### Exercise
Your task is to copy the stretch of lines in the records below that begins with the line containing "Reproduce this diagram with TikZ." and ends with the line containing "Clone this chart in Altair.", exactly as written, with nothing added.
-- begin Data in this exercise --
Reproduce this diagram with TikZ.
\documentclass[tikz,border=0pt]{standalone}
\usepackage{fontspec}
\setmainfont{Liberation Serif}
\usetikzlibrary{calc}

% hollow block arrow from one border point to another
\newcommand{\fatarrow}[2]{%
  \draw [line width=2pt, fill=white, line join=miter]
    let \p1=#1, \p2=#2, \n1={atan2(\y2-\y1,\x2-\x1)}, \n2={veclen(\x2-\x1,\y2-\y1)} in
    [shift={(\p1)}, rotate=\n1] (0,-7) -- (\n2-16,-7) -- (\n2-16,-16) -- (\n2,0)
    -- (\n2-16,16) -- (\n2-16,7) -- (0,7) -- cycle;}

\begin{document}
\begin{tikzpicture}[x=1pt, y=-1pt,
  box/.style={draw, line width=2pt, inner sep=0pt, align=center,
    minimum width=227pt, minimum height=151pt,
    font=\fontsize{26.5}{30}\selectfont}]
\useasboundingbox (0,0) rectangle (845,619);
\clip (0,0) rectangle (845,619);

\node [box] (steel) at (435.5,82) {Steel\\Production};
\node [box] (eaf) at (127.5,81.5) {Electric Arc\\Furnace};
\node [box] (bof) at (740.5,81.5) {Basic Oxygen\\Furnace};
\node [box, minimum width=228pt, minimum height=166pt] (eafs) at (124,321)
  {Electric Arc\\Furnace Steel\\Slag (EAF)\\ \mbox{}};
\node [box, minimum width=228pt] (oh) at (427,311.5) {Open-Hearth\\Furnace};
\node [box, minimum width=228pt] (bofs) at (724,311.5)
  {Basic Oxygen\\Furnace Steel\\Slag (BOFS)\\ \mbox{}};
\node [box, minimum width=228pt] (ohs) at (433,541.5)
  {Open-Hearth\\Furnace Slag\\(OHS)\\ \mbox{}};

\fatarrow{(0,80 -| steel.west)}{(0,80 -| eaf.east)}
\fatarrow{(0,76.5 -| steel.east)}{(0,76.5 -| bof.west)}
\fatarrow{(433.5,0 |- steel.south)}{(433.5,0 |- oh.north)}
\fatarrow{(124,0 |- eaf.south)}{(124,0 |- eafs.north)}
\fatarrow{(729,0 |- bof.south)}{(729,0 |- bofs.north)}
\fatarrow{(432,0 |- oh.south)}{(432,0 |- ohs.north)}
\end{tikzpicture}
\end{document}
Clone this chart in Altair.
-- end Data in this exercise --
-- begin Data in this exercise --
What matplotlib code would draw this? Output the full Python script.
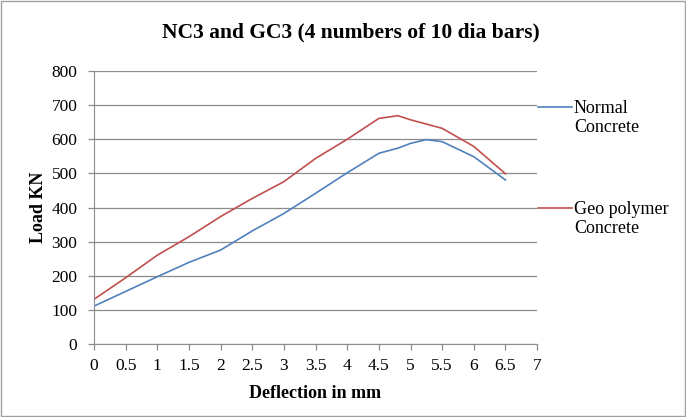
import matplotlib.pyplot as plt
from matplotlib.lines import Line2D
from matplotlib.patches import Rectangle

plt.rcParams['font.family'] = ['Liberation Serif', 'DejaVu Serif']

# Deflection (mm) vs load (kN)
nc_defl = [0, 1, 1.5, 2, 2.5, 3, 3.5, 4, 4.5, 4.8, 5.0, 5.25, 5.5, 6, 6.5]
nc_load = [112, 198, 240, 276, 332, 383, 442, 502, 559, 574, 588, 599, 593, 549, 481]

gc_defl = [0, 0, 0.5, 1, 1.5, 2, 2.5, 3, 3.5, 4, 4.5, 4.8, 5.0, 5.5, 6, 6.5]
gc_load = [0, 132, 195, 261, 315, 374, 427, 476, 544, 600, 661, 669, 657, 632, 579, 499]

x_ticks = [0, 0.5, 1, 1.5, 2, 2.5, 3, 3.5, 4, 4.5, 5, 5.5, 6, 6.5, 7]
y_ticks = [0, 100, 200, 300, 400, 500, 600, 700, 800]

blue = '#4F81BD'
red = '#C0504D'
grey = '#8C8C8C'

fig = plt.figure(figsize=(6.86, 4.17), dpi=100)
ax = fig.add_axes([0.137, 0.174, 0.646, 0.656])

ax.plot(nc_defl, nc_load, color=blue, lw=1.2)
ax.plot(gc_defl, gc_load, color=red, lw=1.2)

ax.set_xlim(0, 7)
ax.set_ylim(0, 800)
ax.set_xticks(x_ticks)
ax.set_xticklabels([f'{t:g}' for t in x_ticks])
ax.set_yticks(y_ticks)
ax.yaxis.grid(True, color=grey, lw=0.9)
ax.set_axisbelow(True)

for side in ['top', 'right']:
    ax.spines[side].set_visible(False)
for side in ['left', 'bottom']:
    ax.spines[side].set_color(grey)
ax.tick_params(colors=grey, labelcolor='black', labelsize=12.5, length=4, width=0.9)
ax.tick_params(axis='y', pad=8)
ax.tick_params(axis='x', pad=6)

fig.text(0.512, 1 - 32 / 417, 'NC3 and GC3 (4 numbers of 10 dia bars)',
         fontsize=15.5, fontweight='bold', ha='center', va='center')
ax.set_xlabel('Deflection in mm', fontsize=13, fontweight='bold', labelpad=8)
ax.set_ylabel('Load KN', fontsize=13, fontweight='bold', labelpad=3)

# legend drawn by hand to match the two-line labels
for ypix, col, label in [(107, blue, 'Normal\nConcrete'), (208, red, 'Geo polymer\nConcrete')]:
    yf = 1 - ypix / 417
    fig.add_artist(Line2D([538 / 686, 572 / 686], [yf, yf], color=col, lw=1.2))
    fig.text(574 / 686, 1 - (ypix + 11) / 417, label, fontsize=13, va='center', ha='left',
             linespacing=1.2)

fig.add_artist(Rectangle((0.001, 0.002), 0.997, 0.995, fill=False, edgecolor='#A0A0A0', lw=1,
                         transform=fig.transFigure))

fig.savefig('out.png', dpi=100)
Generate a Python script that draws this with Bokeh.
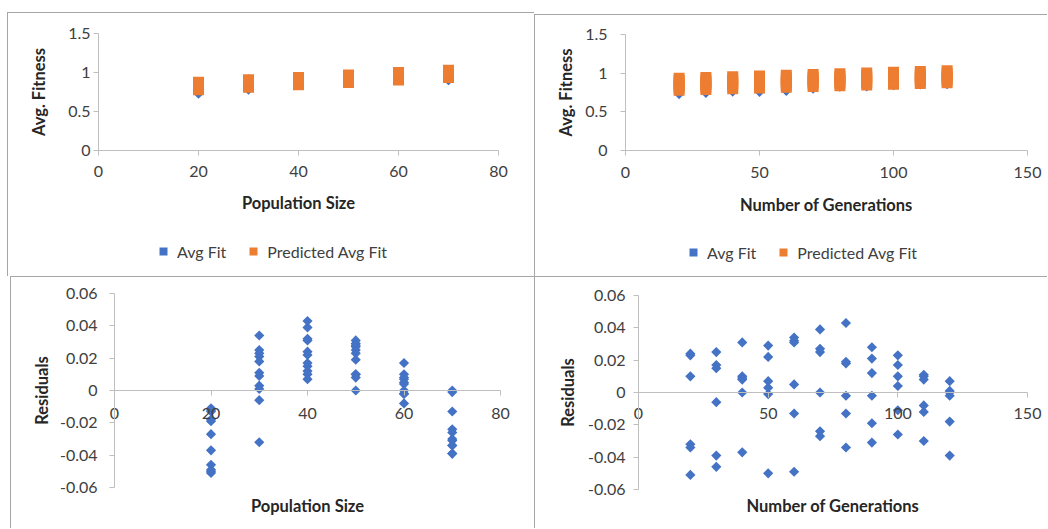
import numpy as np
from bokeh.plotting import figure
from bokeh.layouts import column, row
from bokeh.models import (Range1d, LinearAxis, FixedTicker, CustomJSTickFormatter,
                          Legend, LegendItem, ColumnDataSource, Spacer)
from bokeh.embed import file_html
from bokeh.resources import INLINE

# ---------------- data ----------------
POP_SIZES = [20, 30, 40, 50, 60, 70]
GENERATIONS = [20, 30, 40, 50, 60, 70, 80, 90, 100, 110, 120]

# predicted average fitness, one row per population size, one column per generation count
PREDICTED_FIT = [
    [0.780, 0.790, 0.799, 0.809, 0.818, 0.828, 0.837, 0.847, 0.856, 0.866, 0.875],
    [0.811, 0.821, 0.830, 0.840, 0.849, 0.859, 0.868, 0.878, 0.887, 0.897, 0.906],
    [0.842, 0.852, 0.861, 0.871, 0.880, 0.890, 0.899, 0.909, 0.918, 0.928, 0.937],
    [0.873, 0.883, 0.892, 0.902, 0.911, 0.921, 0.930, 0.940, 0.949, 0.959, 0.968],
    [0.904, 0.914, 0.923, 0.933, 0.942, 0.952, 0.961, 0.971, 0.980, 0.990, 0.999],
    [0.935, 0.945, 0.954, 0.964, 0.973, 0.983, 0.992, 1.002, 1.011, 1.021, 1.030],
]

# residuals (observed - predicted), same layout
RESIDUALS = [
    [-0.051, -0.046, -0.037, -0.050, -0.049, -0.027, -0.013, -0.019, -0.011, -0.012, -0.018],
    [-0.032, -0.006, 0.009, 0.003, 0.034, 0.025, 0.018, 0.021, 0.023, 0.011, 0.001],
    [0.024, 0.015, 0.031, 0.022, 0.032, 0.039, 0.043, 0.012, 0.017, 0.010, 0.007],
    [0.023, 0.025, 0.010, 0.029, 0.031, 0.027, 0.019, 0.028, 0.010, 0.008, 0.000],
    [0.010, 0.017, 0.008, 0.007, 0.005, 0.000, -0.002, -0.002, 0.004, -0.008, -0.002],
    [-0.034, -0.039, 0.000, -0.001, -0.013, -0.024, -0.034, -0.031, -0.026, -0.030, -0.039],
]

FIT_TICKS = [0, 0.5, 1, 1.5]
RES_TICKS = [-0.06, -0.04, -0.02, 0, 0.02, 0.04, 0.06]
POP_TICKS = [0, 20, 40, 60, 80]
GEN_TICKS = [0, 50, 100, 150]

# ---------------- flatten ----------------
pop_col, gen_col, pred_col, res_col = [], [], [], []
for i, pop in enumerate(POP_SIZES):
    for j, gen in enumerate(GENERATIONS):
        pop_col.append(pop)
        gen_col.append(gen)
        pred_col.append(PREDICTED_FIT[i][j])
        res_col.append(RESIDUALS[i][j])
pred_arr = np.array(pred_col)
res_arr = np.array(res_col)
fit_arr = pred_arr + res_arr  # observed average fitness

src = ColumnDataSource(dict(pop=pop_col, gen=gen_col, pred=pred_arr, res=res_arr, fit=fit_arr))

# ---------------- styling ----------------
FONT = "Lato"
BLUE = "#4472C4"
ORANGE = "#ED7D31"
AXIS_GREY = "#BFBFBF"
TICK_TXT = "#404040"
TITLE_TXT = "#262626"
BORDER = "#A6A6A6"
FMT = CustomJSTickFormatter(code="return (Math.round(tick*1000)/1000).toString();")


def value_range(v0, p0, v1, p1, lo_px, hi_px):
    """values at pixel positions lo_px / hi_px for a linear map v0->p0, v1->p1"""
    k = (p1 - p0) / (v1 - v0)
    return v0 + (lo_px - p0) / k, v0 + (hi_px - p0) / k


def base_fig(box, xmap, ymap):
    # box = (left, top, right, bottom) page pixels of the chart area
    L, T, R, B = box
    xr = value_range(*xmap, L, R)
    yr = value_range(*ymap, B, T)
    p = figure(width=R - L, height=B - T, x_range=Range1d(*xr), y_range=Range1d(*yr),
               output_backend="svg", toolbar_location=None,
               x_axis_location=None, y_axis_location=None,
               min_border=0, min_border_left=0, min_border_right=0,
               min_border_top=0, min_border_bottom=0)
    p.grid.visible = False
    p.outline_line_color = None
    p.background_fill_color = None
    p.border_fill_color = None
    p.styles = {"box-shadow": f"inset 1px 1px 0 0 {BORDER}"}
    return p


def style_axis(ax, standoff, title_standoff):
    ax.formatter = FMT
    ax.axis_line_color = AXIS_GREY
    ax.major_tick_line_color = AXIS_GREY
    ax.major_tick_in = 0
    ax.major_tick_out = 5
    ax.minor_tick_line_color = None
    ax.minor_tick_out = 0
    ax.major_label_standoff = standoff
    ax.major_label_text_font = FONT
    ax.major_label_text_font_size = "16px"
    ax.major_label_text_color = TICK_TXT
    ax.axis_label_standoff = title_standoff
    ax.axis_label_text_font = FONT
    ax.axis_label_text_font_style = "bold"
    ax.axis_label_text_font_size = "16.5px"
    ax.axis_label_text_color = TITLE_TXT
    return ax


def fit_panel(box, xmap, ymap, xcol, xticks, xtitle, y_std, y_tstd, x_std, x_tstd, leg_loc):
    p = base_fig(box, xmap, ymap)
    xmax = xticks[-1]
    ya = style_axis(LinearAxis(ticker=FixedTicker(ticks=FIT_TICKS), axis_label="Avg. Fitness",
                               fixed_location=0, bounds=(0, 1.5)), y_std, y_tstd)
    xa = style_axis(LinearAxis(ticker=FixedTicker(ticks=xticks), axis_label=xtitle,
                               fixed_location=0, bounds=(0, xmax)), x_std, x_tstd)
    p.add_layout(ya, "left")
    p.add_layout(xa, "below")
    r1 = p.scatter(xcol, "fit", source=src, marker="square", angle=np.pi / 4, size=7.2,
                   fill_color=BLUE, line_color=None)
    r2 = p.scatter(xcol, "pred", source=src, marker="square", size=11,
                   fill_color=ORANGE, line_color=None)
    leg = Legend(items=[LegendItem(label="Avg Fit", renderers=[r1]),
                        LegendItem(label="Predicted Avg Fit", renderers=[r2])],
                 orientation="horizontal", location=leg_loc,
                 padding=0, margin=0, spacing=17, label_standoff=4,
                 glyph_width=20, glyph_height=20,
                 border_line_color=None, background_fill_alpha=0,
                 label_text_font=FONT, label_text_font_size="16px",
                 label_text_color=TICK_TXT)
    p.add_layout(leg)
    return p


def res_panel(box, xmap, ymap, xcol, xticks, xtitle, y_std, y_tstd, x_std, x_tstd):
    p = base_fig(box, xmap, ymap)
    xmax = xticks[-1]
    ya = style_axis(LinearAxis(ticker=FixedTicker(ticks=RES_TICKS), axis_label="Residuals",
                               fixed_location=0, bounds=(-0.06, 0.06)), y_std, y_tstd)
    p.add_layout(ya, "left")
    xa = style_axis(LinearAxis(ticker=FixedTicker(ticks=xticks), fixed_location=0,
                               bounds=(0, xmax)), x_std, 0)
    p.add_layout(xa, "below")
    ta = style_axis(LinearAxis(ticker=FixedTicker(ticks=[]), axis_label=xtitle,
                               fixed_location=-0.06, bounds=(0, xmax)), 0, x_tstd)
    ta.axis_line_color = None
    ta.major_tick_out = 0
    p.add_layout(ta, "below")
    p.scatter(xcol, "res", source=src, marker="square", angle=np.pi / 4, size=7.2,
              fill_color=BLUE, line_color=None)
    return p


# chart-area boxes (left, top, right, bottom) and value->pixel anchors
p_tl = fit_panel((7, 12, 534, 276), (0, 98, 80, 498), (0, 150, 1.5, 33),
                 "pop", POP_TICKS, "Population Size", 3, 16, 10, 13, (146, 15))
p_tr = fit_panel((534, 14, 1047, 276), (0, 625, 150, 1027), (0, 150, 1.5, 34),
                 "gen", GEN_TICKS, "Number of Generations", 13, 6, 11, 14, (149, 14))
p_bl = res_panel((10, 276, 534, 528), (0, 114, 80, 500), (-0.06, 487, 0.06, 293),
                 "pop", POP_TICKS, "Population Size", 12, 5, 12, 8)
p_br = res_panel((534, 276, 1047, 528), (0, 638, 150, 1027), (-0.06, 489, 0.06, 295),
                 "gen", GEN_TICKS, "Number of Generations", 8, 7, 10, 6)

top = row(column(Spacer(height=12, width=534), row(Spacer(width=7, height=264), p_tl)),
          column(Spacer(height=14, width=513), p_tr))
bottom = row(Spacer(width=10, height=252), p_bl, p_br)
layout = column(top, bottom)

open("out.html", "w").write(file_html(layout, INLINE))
-- end Data in this exercise --
### Correct output
Reproduce this diagram with TikZ.
\documentclass[tikz,border=0pt]{standalone}
\usepackage{fontspec}
\setmainfont{Liberation Serif}
\usetikzlibrary{calc}

% hollow block arrow from one border point to another
\newcommand{\fatarrow}[2]{%
  \draw [line width=2pt, fill=white, line join=miter]
    let \p1=#1, \p2=#2, \n1={atan2(\y2-\y1,\x2-\x1)}, \n2={veclen(\x2-\x1,\y2-\y1)} in
    [shift={(\p1)}, rotate=\n1] (0,-7) -- (\n2-16,-7) -- (\n2-16,-16) -- (\n2,0)
    -- (\n2-16,16) -- (\n2-16,7) -- (0,7) -- cycle;}

\begin{document}
\begin{tikzpicture}[x=1pt, y=-1pt,
  box/.style={draw, line width=2pt, inner sep=0pt, align=center,
    minimum width=227pt, minimum height=151pt,
    font=\fontsize{26.5}{30}\selectfont}]
\useasboundingbox (0,0) rectangle (845,619);
\clip (0,0) rectangle (845,619);

\node [box] (steel) at (435.5,82) {Steel\\Production};
\node [box] (eaf) at (127.5,81.5) {Electric Arc\\Furnace};
\node [box] (bof) at (740.5,81.5) {Basic Oxygen\\Furnace};
\node [box, minimum width=228pt, minimum height=166pt] (eafs) at (124,321)
  {Electric Arc\\Furnace Steel\\Slag (EAF)\\ \mbox{}};
\node [box, minimum width=228pt] (oh) at (427,311.5) {Open-Hearth\\Furnace};
\node [box, minimum width=228pt] (bofs) at (724,311.5)
  {Basic Oxygen\\Furnace Steel\\Slag (BOFS)\\ \mbox{}};
\node [box, minimum width=228pt] (ohs) at (433,541.5)
  {Open-Hearth\\Furnace Slag\\(OHS)\\ \mbox{}};

\fatarrow{(0,80 -| steel.west)}{(0,80 -| eaf.east)}
\fatarrow{(0,76.5 -| steel.east)}{(0,76.5 -| bof.west)}
\fatarrow{(433.5,0 |- steel.south)}{(433.5,0 |- oh.north)}
\fatarrow{(124,0 |- eaf.south)}{(124,0 |- eafs.north)}
\fatarrow{(729,0 |- bof.south)}{(729,0 |- bofs.north)}
\fatarrow{(432,0 |- oh.south)}{(432,0 |- ohs.north)}
\end{tikzpicture}
\end{document}
Clone this chart in Altair.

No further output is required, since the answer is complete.